▶ _Problem statement_
Pick out the lines in the listing below that contain the word "this" and copy them.

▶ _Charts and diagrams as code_
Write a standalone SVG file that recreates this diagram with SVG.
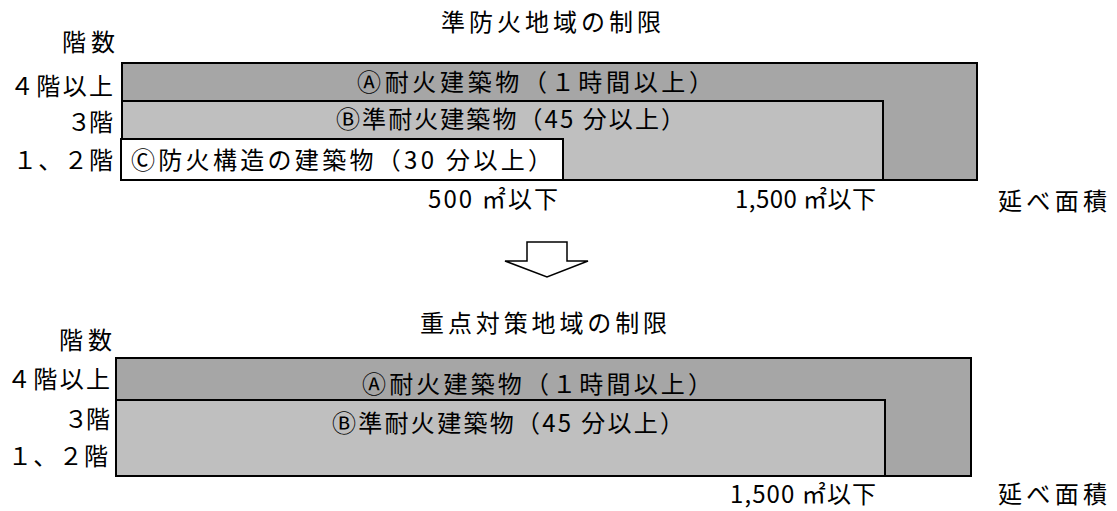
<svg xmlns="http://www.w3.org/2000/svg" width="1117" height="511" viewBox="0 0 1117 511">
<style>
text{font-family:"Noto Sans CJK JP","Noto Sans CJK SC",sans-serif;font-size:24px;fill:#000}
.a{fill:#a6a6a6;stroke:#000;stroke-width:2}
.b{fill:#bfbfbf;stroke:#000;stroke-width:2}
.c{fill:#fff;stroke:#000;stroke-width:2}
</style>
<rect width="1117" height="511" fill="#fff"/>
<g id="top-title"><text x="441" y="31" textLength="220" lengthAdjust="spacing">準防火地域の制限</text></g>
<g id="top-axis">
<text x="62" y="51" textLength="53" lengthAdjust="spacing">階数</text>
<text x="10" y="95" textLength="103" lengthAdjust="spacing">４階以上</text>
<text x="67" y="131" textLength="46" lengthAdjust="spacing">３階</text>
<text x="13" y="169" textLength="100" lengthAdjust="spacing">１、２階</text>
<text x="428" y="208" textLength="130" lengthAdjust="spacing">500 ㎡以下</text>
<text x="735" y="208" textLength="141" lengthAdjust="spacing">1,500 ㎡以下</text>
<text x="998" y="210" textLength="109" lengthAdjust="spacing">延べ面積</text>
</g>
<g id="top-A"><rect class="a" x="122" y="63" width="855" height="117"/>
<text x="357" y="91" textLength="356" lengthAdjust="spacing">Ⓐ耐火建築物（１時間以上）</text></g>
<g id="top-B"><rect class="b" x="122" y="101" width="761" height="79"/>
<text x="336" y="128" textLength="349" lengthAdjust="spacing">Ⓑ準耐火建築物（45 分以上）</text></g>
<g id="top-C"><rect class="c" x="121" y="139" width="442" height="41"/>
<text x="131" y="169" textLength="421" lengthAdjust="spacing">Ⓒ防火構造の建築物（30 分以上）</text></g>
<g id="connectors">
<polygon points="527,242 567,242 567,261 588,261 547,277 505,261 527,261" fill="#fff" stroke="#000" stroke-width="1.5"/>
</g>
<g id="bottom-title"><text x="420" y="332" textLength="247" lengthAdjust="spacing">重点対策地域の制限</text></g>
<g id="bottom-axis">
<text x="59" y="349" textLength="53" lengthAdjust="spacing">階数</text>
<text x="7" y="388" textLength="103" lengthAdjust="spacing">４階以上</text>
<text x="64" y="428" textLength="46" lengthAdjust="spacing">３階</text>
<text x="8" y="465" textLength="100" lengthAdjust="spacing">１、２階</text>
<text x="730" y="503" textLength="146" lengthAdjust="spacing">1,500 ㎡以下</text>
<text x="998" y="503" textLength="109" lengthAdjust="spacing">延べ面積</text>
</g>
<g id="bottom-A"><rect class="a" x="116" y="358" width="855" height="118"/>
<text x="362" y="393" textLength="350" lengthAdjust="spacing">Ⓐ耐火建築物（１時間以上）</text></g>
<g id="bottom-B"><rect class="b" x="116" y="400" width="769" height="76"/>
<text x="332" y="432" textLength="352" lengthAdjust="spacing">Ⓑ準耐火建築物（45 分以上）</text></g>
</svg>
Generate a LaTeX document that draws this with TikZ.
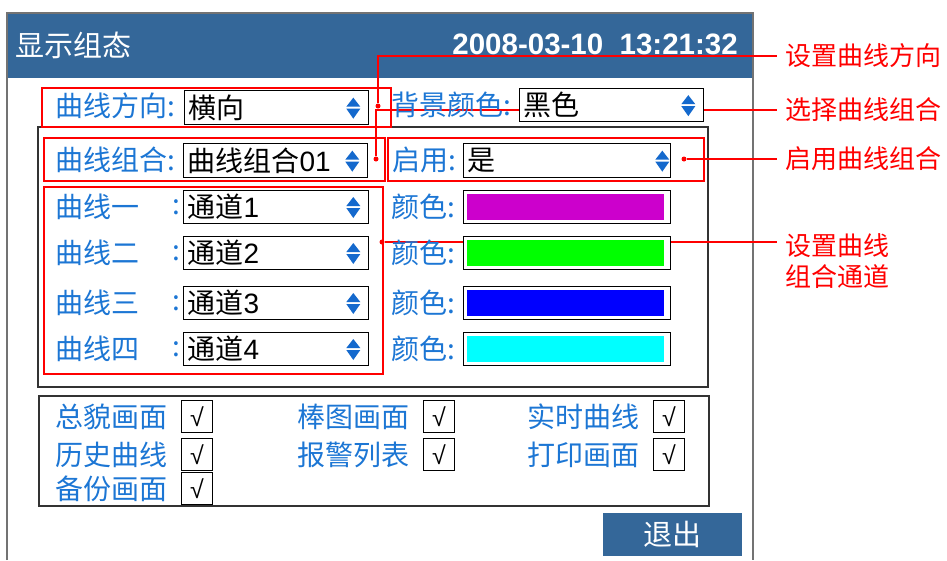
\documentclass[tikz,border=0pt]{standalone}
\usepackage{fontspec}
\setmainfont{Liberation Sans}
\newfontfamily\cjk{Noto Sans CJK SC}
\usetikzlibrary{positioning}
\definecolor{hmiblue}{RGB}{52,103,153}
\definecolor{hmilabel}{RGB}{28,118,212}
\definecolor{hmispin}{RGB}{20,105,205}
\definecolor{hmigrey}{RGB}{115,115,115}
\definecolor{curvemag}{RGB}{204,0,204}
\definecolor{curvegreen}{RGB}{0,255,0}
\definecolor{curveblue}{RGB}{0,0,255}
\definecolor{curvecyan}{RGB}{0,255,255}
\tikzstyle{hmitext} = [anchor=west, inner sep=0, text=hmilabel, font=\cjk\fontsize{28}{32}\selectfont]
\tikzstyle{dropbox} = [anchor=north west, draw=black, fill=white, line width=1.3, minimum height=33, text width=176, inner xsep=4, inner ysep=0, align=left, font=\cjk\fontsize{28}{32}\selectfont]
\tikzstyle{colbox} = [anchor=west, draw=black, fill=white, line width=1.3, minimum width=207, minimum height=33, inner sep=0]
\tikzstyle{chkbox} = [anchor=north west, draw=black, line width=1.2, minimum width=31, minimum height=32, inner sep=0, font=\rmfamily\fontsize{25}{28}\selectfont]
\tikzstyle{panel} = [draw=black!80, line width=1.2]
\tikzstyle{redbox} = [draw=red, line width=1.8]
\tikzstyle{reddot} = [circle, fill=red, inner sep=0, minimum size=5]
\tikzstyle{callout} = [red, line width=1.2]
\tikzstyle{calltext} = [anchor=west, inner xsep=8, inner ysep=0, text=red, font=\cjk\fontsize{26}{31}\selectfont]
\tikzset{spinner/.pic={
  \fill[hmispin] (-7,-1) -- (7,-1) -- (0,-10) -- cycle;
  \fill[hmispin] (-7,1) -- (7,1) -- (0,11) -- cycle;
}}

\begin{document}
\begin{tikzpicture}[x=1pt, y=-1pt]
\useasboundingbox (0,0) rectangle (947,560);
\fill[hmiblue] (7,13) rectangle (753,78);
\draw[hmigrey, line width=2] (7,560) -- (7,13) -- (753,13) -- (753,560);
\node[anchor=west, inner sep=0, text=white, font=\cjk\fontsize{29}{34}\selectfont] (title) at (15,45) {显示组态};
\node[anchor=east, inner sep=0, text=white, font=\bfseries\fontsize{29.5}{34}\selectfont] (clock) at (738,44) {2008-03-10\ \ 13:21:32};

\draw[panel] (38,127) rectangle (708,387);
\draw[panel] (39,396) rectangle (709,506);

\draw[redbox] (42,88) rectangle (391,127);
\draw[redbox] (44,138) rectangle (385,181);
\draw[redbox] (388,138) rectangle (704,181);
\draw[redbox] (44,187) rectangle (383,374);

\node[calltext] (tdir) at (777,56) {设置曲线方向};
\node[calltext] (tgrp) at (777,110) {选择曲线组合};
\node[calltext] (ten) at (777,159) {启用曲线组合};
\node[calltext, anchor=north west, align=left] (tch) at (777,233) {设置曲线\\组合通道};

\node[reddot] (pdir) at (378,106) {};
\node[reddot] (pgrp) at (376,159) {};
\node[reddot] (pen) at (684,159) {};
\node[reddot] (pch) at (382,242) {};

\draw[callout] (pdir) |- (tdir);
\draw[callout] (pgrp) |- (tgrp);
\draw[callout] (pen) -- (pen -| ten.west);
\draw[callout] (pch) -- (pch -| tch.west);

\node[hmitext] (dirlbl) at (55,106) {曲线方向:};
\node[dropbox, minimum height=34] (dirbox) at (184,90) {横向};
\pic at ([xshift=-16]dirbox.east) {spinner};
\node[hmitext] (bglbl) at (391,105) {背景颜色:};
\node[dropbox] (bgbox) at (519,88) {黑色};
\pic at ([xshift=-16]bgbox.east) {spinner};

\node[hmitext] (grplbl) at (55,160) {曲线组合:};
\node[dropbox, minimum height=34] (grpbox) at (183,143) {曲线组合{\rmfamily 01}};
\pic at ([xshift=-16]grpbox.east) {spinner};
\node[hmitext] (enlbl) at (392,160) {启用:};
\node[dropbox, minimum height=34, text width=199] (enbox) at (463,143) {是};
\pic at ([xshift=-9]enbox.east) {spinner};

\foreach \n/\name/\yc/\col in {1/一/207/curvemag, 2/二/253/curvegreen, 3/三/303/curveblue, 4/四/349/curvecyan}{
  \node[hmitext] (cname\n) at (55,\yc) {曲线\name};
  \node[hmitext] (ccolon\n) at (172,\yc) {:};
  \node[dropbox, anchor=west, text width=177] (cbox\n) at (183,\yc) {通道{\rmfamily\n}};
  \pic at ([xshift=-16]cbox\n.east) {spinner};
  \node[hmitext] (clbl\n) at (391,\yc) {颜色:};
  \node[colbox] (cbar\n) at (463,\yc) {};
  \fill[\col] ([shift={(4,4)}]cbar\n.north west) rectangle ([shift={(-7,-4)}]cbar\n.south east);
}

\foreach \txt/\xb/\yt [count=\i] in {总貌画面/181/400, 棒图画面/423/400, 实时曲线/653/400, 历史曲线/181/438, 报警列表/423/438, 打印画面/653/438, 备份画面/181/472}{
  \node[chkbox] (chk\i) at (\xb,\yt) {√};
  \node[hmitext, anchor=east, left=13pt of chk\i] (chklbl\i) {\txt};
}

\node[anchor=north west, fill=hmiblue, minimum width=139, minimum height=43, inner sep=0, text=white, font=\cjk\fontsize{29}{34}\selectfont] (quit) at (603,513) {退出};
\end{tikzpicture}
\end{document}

▶ _Result_
Write a standalone SVG file that recreates this diagram with SVG.
Generate a LaTeX document that draws this with TikZ.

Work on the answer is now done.